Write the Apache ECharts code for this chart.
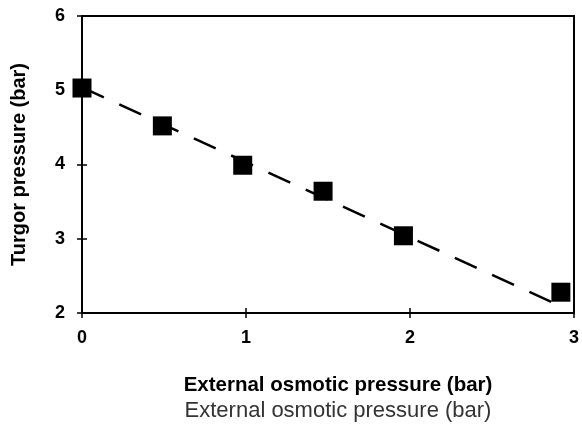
<!DOCTYPE html>
<html>
<head>
<meta charset="utf-8">
<script src="https://cdn.jsdelivr.net/npm/echarts@6/dist/echarts.min.js"></script>
<style>html,body{margin:0;padding:0;background:#fff;}#c{width:582px;height:425px;}</style>
</head>
<body>
<div id="c"></div>
<script>
// Data
var xValues = [0, 0.49, 0.98, 1.47, 1.96, 2.92];
var turgorValues = [5.03, 4.52, 3.99, 3.64, 3.04, 2.28];
var fitX = [0, 2.93];
var fitY = [5.04, 2.08];
var xTicks = [0, 1, 2, 3];
var yTicks = [2, 3, 4, 5, 6];
var xTitle = 'External osmotic pressure (bar)';
var yTitle = 'Turgor pressure (bar)';

var FONT = '"Liberation Sans", Arial, sans-serif';
var chart = echarts.init(document.getElementById('c'), null, {renderer: 'canvas'});

function pairs(xs, ys) { return xs.map(function (x, i) { return [x, ys[i]]; }); }

var option = {
  animation: false,
  backgroundColor: '#fff',
  grid: {left: 82, right: 8, top: 16, bottom: 112, show: true, borderColor: '#000', borderWidth: 2, backgroundColor: 'transparent'},
  xAxis: [{
    type: 'value', min: xTicks[0], max: xTicks[xTicks.length - 1], interval: 1,
    splitLine: {show: false},
    axisLine: {show: true, lineStyle: {color: '#000', width: 2}},
    axisTick: {show: true, inside: true, length: 5, lineStyle: {color: '#000', width: 1.5}},
    axisLabel: {color: '#000', fontFamily: FONT, fontSize: 18, fontWeight: 'bold', margin: 16},
    name: xTitle, nameLocation: 'middle', nameGap: 62,
    nameTextStyle: {color: '#000', fontFamily: FONT, fontSize: 20.5, fontWeight: 'bold', padding: [0, 0, 0, 20]}
  }, {
    type: 'value', position: 'bottom', min: xTicks[0], max: xTicks[xTicks.length - 1], interval: 1,
    splitLine: {show: false}, axisLine: {show: false}, axisLabel: {show: false},
    axisTick: {show: true, inside: false, length: 5, lineStyle: {color: '#000', width: 1.5}}
  }],
  yAxis: [{
    type: 'value', min: yTicks[0], max: yTicks[yTicks.length - 1], interval: 1,
    splitLine: {show: false},
    axisLine: {show: true, lineStyle: {color: '#000', width: 2}},
    axisTick: {show: true, inside: true, length: 5, lineStyle: {color: '#000', width: 1.5}},
    axisLabel: {color: '#000', fontFamily: FONT, fontSize: 18, fontWeight: 'bold', margin: 17},
    name: yTitle, nameLocation: 'middle', nameGap: 53, nameRotate: 90,
    nameTextStyle: {color: '#000', fontFamily: FONT, fontSize: 20, fontWeight: 'bold'}
  }, {
    type: 'value', position: 'left', min: yTicks[0], max: yTicks[yTicks.length - 1], interval: 1,
    splitLine: {show: false}, axisLine: {show: false}, axisLabel: {show: false},
    axisTick: {show: true, inside: false, length: 5, lineStyle: {color: '#000', width: 1.5}}
  }],
  graphic: [{
    type: 'text', x: 338, y: 411,
    style: {text: xTitle, font: '22px ' + FONT, fill: '#333', textAlign: 'center', textVerticalAlign: 'middle'}
  }],
  series: [{
    type: 'line', xAxisIndex: 0, yAxisIndex: 0,
    data: pairs(fitX, fitY), symbol: 'none',
    lineStyle: {color: '#000', width: 2.5, type: [24, 17]}, z: 2
  }, {
    type: 'scatter', xAxisIndex: 0, yAxisIndex: 0,
    data: pairs(xValues, turgorValues), symbol: 'rect', symbolSize: 19,
    itemStyle: {color: '#000', opacity: 1}, z: 3
  }]
};
chart.setOption(option);
</script>
</body>
</html>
※ ※ ※
» What the task asks
Exactly restate the lines from the beginning of the data through the line with "var yTitle = 'Turgor pressure (bar)';", and no others, keeping pictures out.

» Worked answer
Write the Apache ECharts code for this chart.
<!DOCTYPE html>
<html>
<head>
<meta charset="utf-8">
<script src="https://cdn.jsdelivr.net/npm/echarts@6/dist/echarts.min.js"></script>
<style>html,body{margin:0;padding:0;background:#fff;}#c{width:582px;height:425px;}</style>
</head>
<body>
<div id="c"></div>
<script>
// Data
var xValues = [0, 0.49, 0.98, 1.47, 1.96, 2.92];
var turgorValues = [5.03, 4.52, 3.99, 3.64, 3.04, 2.28];
var fitX = [0, 2.93];
var fitY = [5.04, 2.08];
var xTicks = [0, 1, 2, 3];
var yTicks = [2, 3, 4, 5, 6];
var xTitle = 'External osmotic pressure (bar)';
var yTitle = 'Turgor pressure (bar)';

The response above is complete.